__WHAT TO PRODUCE__
Wherever the word "LaTeX" appears in the entries, copy the whole line.

═════ RAW RECORDS ═════

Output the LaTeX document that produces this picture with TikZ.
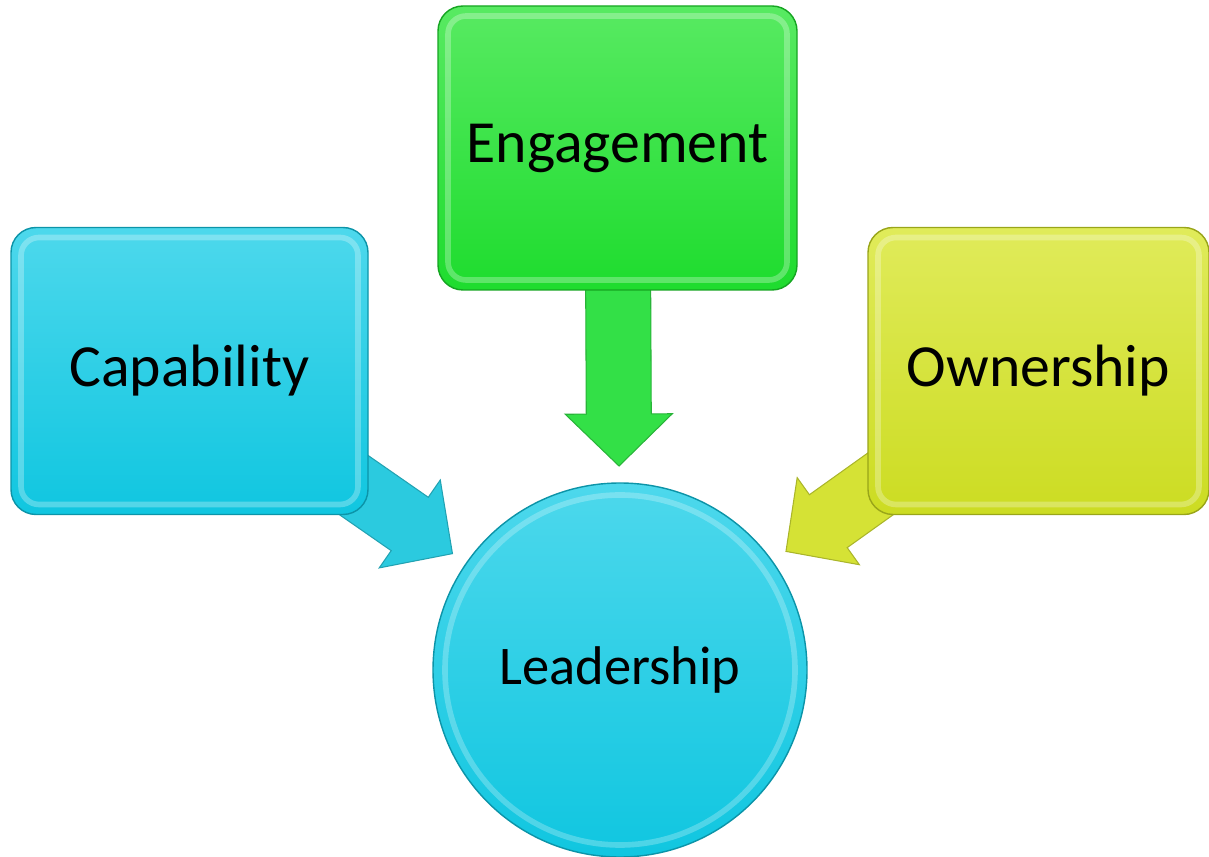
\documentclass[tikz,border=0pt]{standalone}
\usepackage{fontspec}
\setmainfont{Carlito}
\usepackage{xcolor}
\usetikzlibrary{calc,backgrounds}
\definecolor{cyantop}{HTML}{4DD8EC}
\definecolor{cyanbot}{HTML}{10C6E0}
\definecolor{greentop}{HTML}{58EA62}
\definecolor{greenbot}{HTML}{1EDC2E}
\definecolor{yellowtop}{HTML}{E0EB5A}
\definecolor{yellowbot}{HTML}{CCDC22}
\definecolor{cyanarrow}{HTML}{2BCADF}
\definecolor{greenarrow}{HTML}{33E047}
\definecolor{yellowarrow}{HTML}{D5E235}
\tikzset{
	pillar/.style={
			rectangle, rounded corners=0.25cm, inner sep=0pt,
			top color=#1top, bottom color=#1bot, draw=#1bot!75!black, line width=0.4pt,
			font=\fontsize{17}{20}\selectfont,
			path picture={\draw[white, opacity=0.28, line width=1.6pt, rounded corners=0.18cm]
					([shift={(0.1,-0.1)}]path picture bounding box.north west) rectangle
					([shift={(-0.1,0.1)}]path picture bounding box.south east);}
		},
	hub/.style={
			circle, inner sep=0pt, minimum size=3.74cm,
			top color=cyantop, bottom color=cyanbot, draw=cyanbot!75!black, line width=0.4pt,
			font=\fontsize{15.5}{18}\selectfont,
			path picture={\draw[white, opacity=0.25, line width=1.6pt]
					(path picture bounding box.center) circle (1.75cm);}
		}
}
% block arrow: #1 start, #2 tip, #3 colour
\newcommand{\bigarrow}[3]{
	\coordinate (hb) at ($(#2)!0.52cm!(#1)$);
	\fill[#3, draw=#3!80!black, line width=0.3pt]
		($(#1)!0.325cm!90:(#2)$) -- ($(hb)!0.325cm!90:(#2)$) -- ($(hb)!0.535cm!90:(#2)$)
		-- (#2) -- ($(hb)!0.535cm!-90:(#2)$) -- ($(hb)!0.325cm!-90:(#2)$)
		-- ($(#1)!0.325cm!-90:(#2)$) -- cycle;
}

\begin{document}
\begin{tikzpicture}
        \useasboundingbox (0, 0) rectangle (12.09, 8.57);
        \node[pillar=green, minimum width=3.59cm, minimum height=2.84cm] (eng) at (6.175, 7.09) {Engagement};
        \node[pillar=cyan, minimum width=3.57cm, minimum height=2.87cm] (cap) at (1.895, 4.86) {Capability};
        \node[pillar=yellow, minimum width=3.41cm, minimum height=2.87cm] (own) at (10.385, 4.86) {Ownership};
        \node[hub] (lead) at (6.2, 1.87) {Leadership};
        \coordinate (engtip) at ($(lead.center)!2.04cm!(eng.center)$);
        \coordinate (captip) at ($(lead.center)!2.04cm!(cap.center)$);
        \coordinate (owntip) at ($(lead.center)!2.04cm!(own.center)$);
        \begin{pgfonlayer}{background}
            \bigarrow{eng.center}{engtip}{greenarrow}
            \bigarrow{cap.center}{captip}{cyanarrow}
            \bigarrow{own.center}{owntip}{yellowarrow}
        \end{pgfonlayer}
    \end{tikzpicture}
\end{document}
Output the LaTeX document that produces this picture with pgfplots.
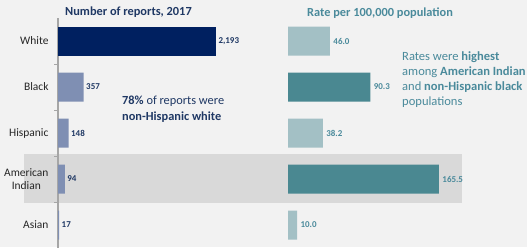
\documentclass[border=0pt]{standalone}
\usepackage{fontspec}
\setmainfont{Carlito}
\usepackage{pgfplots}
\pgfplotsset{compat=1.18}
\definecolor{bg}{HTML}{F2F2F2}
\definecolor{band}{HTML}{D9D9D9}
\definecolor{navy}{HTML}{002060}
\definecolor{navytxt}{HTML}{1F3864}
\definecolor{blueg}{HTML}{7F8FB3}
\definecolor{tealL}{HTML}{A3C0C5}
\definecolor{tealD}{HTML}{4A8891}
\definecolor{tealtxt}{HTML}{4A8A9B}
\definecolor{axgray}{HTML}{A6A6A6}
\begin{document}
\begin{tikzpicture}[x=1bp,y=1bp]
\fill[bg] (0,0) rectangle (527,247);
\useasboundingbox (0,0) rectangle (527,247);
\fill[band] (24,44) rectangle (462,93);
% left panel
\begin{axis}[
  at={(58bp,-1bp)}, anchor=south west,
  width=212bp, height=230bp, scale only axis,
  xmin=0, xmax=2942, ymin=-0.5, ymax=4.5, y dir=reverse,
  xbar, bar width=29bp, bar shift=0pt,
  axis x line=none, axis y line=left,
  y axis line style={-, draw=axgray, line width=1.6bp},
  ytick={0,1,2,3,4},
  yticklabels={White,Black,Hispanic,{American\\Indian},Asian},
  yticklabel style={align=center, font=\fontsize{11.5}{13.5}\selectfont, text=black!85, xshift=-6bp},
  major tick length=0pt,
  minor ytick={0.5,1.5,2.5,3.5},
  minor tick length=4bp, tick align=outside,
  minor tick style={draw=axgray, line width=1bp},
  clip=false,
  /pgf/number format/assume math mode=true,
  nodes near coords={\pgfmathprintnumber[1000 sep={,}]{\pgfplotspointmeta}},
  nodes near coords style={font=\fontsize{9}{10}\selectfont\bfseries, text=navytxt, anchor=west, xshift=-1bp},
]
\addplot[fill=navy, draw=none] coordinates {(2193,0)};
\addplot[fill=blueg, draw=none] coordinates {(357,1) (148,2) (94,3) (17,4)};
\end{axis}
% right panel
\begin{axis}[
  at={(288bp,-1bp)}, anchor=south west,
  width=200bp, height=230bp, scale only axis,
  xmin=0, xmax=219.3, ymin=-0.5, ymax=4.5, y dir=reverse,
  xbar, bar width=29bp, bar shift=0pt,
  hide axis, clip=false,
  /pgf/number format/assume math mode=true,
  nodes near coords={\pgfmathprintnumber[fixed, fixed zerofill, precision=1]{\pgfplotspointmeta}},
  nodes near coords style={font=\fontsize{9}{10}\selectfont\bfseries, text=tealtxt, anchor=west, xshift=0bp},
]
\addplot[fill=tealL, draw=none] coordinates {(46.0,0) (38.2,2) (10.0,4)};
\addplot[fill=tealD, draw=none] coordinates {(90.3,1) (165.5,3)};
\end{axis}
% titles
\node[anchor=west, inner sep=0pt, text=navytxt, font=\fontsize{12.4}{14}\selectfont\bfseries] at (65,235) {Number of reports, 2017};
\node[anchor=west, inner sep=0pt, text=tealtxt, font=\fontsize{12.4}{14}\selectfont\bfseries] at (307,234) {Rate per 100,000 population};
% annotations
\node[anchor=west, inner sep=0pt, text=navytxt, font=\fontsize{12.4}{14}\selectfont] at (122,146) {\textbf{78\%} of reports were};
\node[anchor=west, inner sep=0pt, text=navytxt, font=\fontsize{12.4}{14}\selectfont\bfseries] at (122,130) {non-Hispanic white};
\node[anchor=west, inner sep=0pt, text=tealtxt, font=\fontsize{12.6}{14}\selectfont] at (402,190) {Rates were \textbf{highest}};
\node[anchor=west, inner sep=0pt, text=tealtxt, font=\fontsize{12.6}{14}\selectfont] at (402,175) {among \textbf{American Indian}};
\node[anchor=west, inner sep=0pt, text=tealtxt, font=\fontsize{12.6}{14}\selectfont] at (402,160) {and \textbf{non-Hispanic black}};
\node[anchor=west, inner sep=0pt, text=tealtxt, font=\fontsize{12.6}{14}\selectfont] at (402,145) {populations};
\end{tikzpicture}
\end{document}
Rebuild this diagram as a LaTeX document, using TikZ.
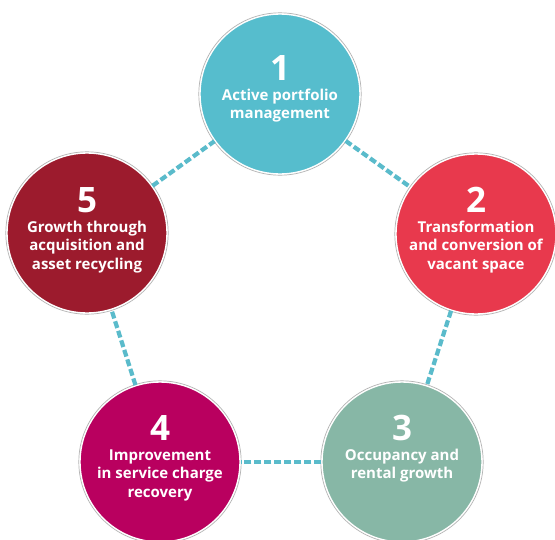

═════

__TASK OUTPUT__
Output the LaTeX document that produces this picture with TikZ.
Output the LaTeX document that produces this picture with pgfplots.
Rebuild this diagram as a LaTeX document, using TikZ.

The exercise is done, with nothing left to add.